Start of Extracted data

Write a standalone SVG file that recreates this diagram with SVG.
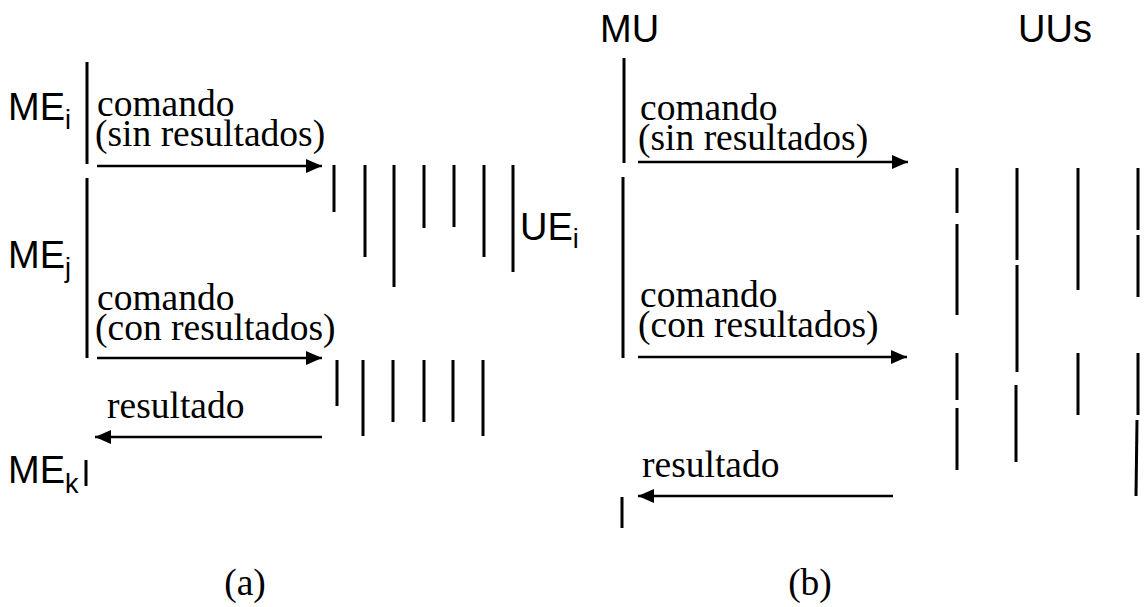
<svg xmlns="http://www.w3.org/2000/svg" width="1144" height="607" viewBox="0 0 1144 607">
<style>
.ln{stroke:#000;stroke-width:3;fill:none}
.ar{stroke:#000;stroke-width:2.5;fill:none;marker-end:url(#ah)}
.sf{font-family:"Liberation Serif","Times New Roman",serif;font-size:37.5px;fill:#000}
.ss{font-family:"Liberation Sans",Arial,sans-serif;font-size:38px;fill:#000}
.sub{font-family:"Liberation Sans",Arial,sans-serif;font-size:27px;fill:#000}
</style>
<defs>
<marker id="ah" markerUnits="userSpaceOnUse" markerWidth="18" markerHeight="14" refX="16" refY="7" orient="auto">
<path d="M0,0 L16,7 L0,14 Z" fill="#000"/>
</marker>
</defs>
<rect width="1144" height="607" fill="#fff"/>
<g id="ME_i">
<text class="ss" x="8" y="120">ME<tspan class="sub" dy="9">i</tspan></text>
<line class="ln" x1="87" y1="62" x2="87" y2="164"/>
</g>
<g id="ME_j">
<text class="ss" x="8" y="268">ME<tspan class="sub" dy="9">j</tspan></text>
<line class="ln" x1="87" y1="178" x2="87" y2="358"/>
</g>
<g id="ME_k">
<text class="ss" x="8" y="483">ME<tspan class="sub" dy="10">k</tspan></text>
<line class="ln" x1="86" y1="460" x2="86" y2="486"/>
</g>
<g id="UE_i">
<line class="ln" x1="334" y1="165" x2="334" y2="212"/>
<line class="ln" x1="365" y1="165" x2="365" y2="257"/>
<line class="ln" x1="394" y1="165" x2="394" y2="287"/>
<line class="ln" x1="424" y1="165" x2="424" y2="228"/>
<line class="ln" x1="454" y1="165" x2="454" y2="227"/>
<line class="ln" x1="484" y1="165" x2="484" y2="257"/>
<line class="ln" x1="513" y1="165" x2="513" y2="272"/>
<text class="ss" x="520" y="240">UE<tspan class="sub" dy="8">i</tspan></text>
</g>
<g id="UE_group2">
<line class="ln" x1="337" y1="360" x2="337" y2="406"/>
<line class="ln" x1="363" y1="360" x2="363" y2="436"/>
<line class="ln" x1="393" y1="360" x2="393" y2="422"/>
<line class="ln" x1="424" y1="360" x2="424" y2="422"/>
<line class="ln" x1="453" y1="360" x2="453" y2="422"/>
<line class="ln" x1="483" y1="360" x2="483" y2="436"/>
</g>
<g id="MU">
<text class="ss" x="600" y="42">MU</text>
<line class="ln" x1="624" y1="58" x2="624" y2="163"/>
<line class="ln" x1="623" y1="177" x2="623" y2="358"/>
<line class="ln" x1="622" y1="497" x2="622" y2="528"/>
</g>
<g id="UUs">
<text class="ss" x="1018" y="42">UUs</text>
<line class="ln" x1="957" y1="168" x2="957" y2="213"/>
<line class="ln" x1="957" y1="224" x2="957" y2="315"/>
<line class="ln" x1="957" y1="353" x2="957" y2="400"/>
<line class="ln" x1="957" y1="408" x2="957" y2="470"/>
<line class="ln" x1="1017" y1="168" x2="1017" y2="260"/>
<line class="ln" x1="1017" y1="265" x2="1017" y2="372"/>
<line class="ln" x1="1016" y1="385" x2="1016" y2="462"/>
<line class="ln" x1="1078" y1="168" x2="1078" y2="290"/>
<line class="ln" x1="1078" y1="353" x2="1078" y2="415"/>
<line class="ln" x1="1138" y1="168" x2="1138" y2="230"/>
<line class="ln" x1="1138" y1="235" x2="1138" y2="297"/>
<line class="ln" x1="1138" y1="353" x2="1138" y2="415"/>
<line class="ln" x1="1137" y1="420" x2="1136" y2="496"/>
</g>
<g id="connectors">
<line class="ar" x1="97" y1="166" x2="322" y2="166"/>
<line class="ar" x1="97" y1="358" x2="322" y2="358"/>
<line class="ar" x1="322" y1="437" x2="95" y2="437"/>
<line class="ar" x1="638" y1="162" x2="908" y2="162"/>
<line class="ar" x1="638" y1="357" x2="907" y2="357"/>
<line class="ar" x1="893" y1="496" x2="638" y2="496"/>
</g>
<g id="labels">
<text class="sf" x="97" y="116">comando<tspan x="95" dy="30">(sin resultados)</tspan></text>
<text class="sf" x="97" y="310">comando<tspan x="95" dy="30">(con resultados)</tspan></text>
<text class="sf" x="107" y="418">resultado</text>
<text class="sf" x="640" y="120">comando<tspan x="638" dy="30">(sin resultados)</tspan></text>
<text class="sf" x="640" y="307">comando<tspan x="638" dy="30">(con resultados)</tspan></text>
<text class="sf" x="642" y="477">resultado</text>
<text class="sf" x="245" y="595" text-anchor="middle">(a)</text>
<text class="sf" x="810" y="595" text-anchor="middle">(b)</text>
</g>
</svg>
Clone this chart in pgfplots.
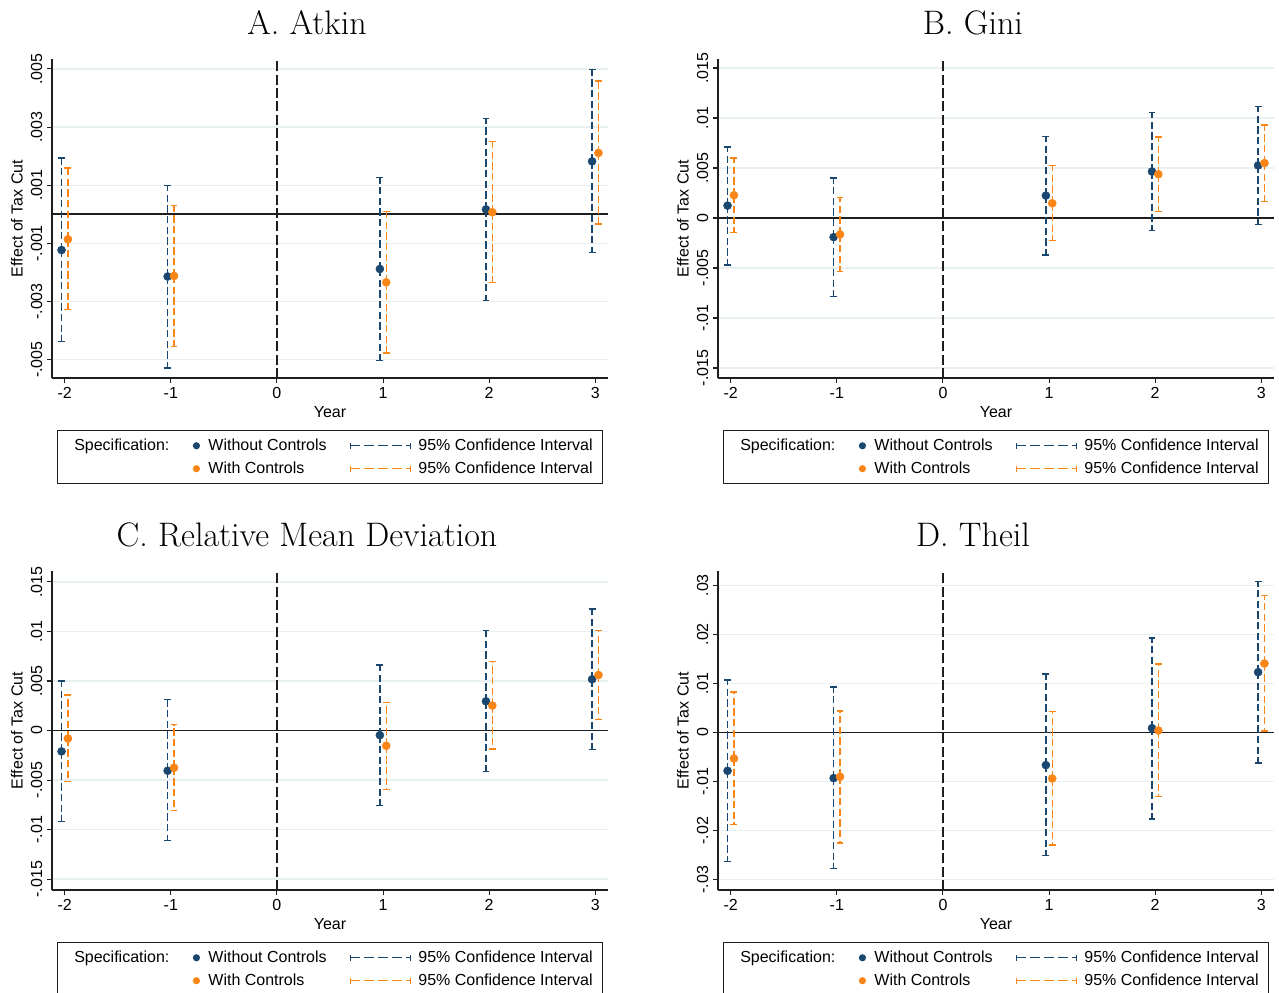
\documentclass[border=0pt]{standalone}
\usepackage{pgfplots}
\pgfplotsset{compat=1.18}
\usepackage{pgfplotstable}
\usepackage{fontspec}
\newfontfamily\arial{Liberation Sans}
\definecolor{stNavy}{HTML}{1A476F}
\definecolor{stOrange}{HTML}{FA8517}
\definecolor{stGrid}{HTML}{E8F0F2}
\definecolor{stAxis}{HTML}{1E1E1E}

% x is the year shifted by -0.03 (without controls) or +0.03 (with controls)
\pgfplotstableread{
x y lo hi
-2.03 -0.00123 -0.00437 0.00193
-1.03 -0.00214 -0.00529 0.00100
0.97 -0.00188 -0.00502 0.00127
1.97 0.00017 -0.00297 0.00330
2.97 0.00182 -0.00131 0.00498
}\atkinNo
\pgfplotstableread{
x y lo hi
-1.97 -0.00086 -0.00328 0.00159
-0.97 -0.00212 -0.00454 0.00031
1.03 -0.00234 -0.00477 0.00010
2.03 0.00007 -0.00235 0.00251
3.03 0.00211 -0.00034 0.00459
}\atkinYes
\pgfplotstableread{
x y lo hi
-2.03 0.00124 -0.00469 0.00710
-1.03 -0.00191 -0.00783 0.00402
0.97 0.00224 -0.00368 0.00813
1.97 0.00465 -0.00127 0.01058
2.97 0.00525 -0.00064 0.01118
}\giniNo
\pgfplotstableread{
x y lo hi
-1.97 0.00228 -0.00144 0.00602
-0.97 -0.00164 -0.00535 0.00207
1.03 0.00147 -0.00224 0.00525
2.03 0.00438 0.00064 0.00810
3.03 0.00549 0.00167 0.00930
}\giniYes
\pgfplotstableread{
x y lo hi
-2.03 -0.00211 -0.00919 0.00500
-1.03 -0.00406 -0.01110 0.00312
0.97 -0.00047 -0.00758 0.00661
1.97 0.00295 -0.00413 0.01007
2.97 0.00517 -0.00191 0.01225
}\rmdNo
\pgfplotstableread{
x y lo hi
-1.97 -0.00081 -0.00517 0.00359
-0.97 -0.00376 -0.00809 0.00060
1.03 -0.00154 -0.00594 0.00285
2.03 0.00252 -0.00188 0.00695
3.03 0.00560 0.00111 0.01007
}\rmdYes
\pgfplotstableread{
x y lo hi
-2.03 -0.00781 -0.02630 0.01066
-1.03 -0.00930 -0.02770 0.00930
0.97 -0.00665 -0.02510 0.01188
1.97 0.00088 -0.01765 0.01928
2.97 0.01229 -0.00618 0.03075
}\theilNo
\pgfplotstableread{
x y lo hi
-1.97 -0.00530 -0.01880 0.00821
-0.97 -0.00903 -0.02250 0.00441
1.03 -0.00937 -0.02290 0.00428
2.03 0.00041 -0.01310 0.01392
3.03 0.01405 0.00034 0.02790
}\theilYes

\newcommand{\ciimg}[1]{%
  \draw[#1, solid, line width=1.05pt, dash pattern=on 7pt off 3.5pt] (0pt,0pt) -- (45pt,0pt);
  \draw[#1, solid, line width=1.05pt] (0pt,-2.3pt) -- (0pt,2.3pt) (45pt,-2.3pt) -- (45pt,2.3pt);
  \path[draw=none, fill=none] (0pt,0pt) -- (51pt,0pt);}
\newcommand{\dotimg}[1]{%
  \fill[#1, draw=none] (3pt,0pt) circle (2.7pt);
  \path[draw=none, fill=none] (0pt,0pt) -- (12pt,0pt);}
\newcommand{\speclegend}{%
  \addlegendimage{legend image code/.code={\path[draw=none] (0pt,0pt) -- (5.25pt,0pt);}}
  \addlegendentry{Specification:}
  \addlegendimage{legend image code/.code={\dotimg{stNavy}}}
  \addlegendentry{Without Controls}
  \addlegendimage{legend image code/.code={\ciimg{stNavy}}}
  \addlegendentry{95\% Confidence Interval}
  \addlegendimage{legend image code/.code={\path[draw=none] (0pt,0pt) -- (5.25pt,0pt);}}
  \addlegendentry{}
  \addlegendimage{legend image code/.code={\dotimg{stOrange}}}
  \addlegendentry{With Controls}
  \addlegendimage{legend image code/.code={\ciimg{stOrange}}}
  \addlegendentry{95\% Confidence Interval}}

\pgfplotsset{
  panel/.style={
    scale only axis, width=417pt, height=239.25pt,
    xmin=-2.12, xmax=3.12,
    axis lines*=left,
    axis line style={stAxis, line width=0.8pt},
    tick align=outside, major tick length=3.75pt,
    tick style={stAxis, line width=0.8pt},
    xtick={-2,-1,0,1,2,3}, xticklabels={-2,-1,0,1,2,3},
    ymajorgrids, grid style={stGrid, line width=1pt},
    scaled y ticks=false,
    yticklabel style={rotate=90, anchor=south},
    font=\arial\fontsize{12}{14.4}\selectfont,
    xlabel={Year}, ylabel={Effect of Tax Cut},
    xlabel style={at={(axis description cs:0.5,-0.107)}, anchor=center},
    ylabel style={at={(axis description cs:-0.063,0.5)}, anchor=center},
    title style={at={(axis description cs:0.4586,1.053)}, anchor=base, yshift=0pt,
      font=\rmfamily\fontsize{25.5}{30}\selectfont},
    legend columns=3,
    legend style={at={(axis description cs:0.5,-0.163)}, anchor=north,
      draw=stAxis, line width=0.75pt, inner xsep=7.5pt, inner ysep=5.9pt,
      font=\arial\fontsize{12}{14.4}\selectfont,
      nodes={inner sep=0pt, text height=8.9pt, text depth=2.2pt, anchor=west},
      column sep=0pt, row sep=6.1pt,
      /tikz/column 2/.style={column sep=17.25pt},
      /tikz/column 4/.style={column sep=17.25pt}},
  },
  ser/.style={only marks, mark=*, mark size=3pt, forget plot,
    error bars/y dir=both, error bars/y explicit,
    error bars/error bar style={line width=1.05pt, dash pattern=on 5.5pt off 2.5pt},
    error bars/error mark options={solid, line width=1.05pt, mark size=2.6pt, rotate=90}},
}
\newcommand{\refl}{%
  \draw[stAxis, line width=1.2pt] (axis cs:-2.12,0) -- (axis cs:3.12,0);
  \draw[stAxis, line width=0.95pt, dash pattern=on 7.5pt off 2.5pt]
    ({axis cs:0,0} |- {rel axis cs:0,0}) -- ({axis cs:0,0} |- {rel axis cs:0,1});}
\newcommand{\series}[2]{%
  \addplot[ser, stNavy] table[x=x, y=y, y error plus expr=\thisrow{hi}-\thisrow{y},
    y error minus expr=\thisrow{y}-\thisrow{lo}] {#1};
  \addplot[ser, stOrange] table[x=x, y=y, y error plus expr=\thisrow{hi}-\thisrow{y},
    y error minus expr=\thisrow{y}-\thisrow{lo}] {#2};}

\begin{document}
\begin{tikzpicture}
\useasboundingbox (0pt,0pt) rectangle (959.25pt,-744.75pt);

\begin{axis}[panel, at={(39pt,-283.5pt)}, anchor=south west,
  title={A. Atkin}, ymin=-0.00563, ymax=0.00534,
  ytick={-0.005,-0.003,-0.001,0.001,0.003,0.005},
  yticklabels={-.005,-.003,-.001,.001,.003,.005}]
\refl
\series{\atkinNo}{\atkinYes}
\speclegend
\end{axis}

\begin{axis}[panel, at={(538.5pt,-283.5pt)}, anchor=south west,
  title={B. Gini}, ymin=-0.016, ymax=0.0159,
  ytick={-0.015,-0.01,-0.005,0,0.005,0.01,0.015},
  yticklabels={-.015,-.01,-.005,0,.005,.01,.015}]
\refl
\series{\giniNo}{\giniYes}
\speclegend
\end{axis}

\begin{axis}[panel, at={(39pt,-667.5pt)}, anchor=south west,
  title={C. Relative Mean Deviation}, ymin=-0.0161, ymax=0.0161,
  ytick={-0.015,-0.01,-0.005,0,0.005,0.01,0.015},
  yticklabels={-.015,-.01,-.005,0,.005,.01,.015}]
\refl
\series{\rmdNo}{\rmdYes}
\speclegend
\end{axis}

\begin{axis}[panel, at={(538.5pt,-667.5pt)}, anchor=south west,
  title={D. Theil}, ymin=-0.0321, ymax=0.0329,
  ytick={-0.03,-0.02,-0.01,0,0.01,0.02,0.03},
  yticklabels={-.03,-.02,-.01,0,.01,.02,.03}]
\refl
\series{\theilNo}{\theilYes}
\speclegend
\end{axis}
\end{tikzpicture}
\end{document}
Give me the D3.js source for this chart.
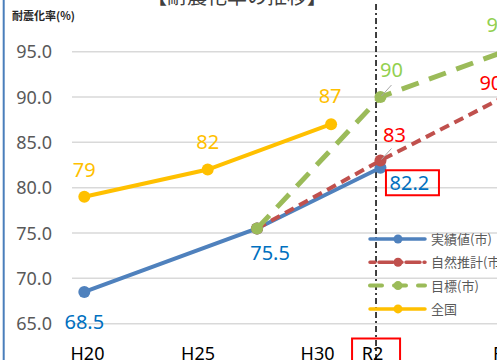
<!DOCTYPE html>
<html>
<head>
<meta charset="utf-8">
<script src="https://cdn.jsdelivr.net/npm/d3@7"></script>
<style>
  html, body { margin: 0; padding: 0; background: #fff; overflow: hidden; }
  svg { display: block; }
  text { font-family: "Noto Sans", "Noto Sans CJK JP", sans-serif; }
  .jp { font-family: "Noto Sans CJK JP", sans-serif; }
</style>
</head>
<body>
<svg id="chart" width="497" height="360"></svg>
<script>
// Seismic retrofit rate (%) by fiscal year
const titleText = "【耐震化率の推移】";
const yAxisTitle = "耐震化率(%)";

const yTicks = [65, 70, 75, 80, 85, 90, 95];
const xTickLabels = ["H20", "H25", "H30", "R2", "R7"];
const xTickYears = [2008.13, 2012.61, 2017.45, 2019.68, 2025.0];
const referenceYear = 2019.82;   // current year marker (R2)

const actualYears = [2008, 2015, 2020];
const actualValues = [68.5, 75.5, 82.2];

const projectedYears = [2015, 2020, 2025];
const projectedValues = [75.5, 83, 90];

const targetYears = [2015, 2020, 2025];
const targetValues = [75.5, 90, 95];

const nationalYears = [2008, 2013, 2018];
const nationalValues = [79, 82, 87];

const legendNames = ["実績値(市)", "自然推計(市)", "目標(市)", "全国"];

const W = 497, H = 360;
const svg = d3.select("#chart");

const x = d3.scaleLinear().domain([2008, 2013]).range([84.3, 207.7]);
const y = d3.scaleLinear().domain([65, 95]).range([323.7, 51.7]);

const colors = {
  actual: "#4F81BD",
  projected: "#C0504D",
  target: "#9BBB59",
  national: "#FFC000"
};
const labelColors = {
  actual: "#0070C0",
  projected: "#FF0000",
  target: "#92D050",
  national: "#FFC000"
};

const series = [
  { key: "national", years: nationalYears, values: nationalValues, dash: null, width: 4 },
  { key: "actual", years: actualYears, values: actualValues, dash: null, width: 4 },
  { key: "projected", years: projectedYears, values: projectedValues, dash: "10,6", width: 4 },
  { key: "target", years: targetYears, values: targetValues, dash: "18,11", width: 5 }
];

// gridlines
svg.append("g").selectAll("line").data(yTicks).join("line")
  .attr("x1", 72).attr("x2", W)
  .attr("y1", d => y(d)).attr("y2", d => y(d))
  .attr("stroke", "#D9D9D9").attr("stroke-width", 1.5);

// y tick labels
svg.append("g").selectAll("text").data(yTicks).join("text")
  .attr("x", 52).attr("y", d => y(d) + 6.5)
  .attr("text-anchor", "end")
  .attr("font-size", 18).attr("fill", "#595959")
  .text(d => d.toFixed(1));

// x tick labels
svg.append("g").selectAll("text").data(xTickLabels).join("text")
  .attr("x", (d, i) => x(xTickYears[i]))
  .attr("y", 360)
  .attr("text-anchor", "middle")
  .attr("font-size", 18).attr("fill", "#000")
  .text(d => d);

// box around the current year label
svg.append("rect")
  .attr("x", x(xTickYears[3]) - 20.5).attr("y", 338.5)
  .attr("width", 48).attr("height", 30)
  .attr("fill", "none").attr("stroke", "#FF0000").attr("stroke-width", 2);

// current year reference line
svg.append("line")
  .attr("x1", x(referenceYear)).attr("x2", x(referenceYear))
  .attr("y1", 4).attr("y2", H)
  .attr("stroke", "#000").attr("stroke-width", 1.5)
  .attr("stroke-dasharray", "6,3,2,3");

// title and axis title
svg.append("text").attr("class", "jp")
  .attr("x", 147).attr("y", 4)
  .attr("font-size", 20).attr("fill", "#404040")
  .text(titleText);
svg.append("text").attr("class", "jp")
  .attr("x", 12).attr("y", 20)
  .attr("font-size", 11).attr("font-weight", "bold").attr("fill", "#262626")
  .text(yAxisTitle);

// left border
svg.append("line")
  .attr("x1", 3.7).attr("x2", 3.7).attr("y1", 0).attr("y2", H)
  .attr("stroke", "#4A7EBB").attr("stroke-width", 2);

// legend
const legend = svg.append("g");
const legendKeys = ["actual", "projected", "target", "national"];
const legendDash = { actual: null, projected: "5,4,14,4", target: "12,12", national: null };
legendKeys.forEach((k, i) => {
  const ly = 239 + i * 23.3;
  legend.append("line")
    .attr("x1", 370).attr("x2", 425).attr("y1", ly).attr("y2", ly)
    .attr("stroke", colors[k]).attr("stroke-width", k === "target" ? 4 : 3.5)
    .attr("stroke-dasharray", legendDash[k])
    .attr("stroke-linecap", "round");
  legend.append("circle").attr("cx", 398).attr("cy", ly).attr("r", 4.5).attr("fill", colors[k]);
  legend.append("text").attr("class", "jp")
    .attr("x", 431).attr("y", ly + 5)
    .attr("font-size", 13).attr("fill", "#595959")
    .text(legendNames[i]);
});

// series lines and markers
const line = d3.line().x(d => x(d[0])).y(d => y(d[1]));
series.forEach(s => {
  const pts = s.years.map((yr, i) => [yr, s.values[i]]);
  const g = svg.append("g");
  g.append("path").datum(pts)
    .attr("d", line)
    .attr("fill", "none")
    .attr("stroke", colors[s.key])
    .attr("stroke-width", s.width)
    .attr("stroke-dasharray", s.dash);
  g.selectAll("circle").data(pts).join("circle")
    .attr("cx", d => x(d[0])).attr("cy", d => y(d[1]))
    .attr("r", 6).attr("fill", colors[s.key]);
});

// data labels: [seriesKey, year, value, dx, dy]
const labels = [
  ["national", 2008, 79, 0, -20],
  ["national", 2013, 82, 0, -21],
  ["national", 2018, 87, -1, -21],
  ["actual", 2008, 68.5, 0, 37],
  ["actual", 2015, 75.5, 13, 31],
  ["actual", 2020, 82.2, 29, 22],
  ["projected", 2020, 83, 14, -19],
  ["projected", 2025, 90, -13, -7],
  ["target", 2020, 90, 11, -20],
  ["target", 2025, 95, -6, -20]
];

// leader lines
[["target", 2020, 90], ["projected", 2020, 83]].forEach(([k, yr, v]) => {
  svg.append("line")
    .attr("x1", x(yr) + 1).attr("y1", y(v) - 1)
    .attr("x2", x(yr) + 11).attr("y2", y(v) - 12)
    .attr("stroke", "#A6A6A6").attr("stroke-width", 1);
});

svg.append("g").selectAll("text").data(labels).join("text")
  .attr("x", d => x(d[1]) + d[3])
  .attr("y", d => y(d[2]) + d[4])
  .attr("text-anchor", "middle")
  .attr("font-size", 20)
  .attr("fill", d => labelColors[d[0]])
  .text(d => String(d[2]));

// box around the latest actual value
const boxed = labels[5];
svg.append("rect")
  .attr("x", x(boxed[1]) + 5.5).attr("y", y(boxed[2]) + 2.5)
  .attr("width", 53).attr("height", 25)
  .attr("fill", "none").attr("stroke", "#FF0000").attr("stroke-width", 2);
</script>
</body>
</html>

End of Extracted data

## Prompt
List all lines where "chart" occurs.

## Answer for this exercise
Clone this chart in pgfplots.
Give me the D3.js source for this chart.
<svg id="chart" width="497" height="360"></svg>
const svg = d3.select("#chart");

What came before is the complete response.